• [Your task]: Reproduce the listing exactly, with no pictures in your copy.

** start of Supplied data **

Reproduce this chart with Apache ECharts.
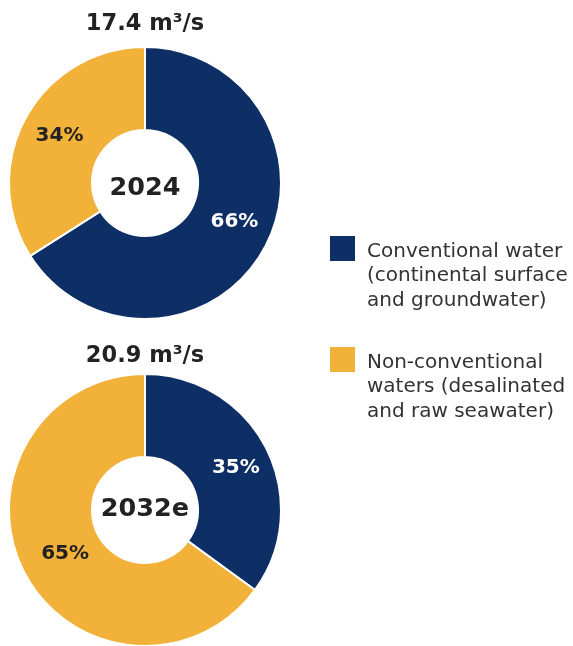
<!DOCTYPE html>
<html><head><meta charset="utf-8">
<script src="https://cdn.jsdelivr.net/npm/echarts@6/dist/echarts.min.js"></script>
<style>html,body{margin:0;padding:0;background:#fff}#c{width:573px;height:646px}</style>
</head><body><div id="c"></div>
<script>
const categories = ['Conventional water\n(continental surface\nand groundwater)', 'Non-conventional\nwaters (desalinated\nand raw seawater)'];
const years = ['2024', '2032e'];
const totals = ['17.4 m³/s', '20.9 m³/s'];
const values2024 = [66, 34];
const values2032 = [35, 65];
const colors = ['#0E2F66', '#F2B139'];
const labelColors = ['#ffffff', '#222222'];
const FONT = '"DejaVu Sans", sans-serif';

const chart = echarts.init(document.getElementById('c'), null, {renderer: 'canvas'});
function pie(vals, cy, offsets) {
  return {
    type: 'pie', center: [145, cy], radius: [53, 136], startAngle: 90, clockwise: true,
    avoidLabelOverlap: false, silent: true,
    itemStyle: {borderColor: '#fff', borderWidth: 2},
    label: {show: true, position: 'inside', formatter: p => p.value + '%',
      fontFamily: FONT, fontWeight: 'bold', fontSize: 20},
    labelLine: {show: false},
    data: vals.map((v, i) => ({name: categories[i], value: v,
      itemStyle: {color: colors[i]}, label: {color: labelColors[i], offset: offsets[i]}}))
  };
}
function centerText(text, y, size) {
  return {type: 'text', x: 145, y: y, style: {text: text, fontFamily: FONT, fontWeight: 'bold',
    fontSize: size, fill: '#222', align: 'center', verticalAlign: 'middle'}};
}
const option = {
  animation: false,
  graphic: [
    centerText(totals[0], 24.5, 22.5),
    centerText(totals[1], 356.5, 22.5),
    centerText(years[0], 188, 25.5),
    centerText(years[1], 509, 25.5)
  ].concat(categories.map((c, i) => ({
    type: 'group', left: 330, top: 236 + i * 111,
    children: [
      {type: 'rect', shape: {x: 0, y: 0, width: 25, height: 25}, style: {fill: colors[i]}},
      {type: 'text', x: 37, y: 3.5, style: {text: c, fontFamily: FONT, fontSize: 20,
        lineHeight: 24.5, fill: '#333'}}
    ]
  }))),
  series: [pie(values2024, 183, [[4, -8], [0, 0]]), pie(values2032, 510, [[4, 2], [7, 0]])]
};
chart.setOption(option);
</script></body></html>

** end of Supplied data **

• [Solution for this problem]:
Reproduce this chart with Apache ECharts.
<!DOCTYPE html>
<html><head><meta charset="utf-8">
<script src="https://cdn.jsdelivr.net/npm/echarts@6/dist/echarts.min.js"></script>
<style>html,body{margin:0;padding:0;background:#fff}#c{width:573px;height:646px}</style>
</head><body><div id="c"></div>
<script>
const categories = ['Conventional water\n(continental surface\nand groundwater)', 'Non-conventional\nwaters (desalinated\nand raw seawater)'];
const years = ['2024', '2032e'];
const totals = ['17.4 m³/s', '20.9 m³/s'];
const values2024 = [66, 34];
const values2032 = [35, 65];
const colors = ['#0E2F66', '#F2B139'];
const labelColors = ['#ffffff', '#222222'];
const FONT = '"DejaVu Sans", sans-serif';

const chart = echarts.init(document.getElementById('c'), null, {renderer: 'canvas'});
function pie(vals, cy, offsets) {
  return {
    type: 'pie', center: [145, cy], radius: [53, 136], startAngle: 90, clockwise: true,
    avoidLabelOverlap: false, silent: true,
    itemStyle: {borderColor: '#fff', borderWidth: 2},
    label: {show: true, position: 'inside', formatter: p => p.value + '%',
      fontFamily: FONT, fontWeight: 'bold', fontSize: 20},
    labelLine: {show: false},
    data: vals.map((v, i) => ({name: categories[i], value: v,
      itemStyle: {color: colors[i]}, label: {color: labelColors[i], offset: offsets[i]}}))
  };
}
function centerText(text, y, size) {
  return {type: 'text', x: 145, y: y, style: {text: text, fontFamily: FONT, fontWeight: 'bold',
    fontSize: size, fill: '#222', align: 'center', verticalAlign: 'middle'}};
}
const option = {
  animation: false,
  graphic: [
    centerText(totals[0], 24.5, 22.5),
    centerText(totals[1], 356.5, 22.5),
    centerText(years[0], 188, 25.5),
    centerText(years[1], 509, 25.5)
  ].concat(categories.map((c, i) => ({
    type: 'group', left: 330, top: 236 + i * 111,
    children: [
      {type: 'rect', shape: {x: 0, y: 0, width: 25, height: 25}, style: {fill: colors[i]}},
      {type: 'text', x: 37, y: 3.5, style: {text: c, fontFamily: FONT, fontSize: 20,
        lineHeight: 24.5, fill: '#333'}}
    ]
  }))),
  series: [pie(values2024, 183, [[4, -8], [0, 0]]), pie(values2032, 510, [[4, 2], [7, 0]])]
};
chart.setOption(option);
</script></body></html>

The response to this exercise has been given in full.